The very first Christian religious women to set foot in Sri Lanka

The seed for the blossoming of locals as Holy Family Sisters had been sown even before the six French nuns arrived in the country. Receiving a short training under them, the first local to don the habit had been Sr. Marie Louise – the first religious vocation to the Holy Family order in Sri Lanka.

There has been no turning back since then. With another group arriving from France and the numbers of local Sisters swelling, it was time to expand their mission…… Kurunegala ministering the sick who were wracked by pain and anguish, Wennappuwa, Anuradhapura, Bambalapitiya, the list goes on.

The rest is history, while 150 years on 95 Holy Family communities with 550 nuns scattered across Sri Lanka silently without fanfare do what they are meant to do – work for the benefit of the children, women and men in their areas.

Moulding students for the future

Equipping all those who pass through the portals of Holy Family Convent, Bambalapitiya, to face the next century with its rapid technological advancement as holistic human beings, is the vision of Principal Sr. Chandani Jayasuriya.
It is important to be part of the advances that the human race is seeing but it is also equally important not to neglect human values of simplicity, caring for others, nurturing one’s family, on which foundation the Holy Family is built, she says, adding “this is the challenge in the light of massive consumerism”.
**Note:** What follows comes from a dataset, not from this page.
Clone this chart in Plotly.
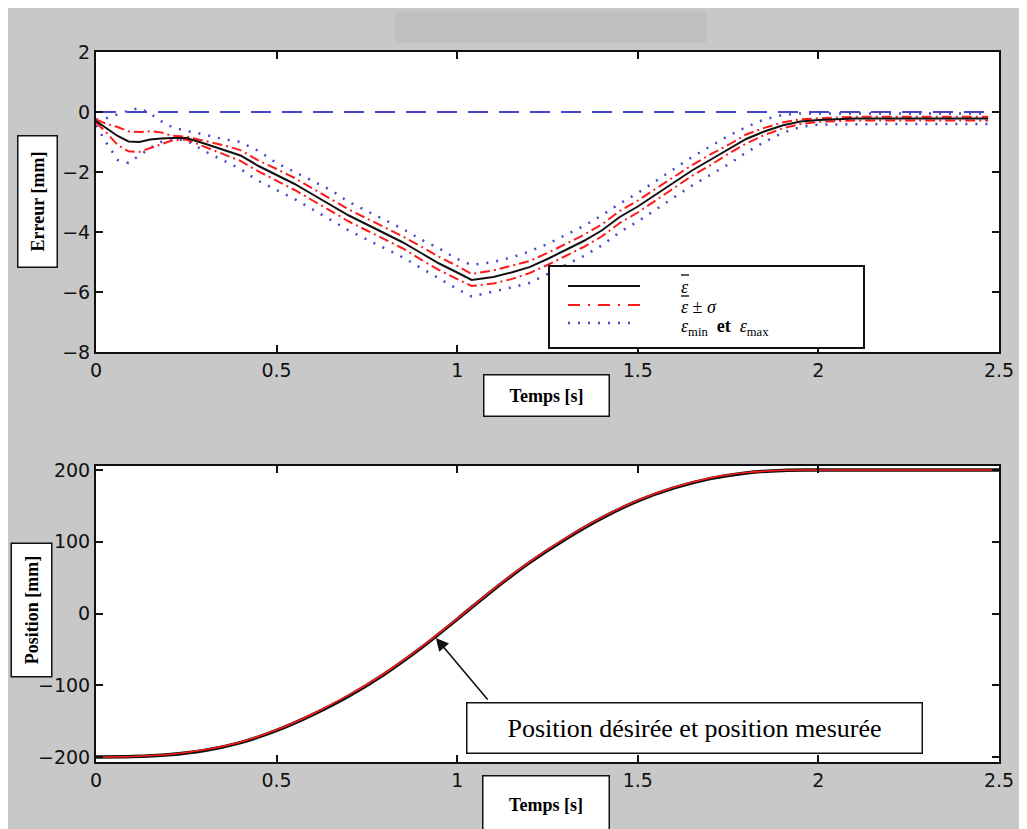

We are part of the cosmos, everything is inter-related and inter-dependent. So we must protect nature, for only then will it protect us in return. We should also be conscious of social justice, be aware of the suffering of others which we try to address through the Familian Outreach programme, says Sr. Chandani, reiterating that discipline cannot be compromised as well. “We hope that we are moulding young people to face the world with dignity, cherishing their womanhood while enjoying equal rights.

There is a challenge, she points out, calling for support in the continuation of the Holy Family order. We should not only take what the nuns have to offer but also give back to the order in terms of vocations.